Hi @Axl , you still up late?? No problem at all so it is well you asked as a "dead short" at 20 odd volts and 10 or so amps is going to make smoke and flame!! But don't be too alarmed - it only happens if panels are in the sun!! lol.
Seriously, on the back of each solar panel there are two OUTPUT leads from a controller - one marked POS and the other marked NEG. You have two leads going to solar MPPT controller also. These are also marked Pos (red) and Neg (black). You join the positive from the MPPT controller to the POS on the first panel. The other lead on that same panel is the NEG. You use a separate wire from the neg of that panel to the POS on the second panel. The remaining lead on the second panel is NEG and is joined to the NEG on solar controller input alongside the Positive.
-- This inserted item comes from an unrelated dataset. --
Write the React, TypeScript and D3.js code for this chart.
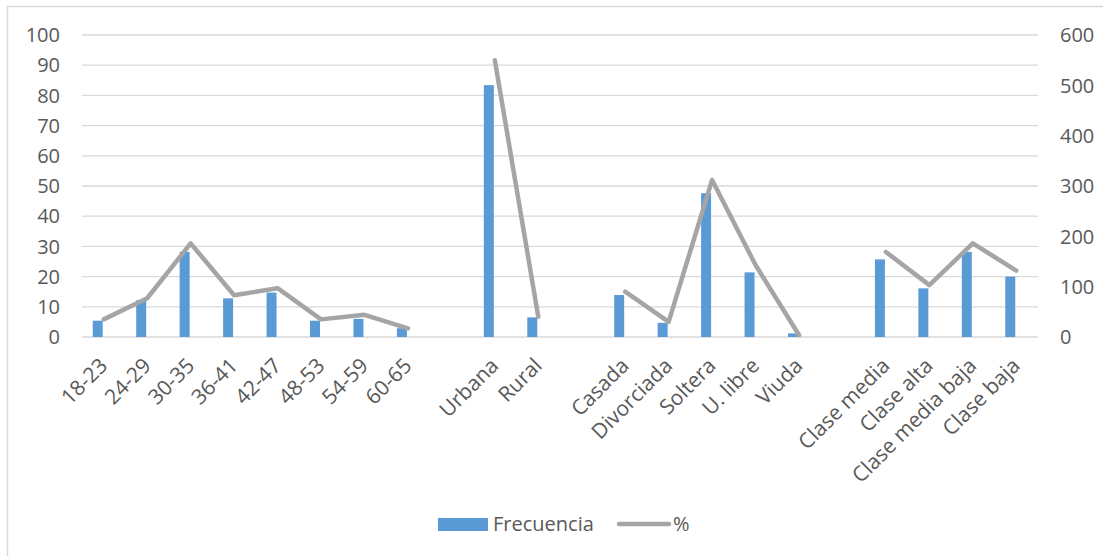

As I always use Anderson plugs for all connections, there is a standard pos and Neg connection (same double wire 6 or 8mm) on the one Anderson plug. This wire splits and the single POS wire goes to the First panel Pos. Here it gets a bit different. If using an Anderson plug, you already have the pos wire from controller on one connector. A separate SINGLE wire goes into the Same anderson plug but on the NEG side, which in turn is connected to the neg of first panel. Are you still with me?? Hang in there!! This SINGLE wire (connected to NEG terminal of output on first panel goes to the POS terminal of second panel and is connected to POS output of panel two. That only leaves one terminal on the Anderson plug which is connected to the NEG on back of panel two. The other end of this SINGLE wire goes to the neg coming from the Controller input where we started.
Too late tonight , but will send pictures tomorrow when light. Don't get put off, I had to think of how to make the connections on the same Anderson plug/s myself at first. I trust you are happy with the way to bypass controllers on back of panels so you can get panel output to MPPT controller direct??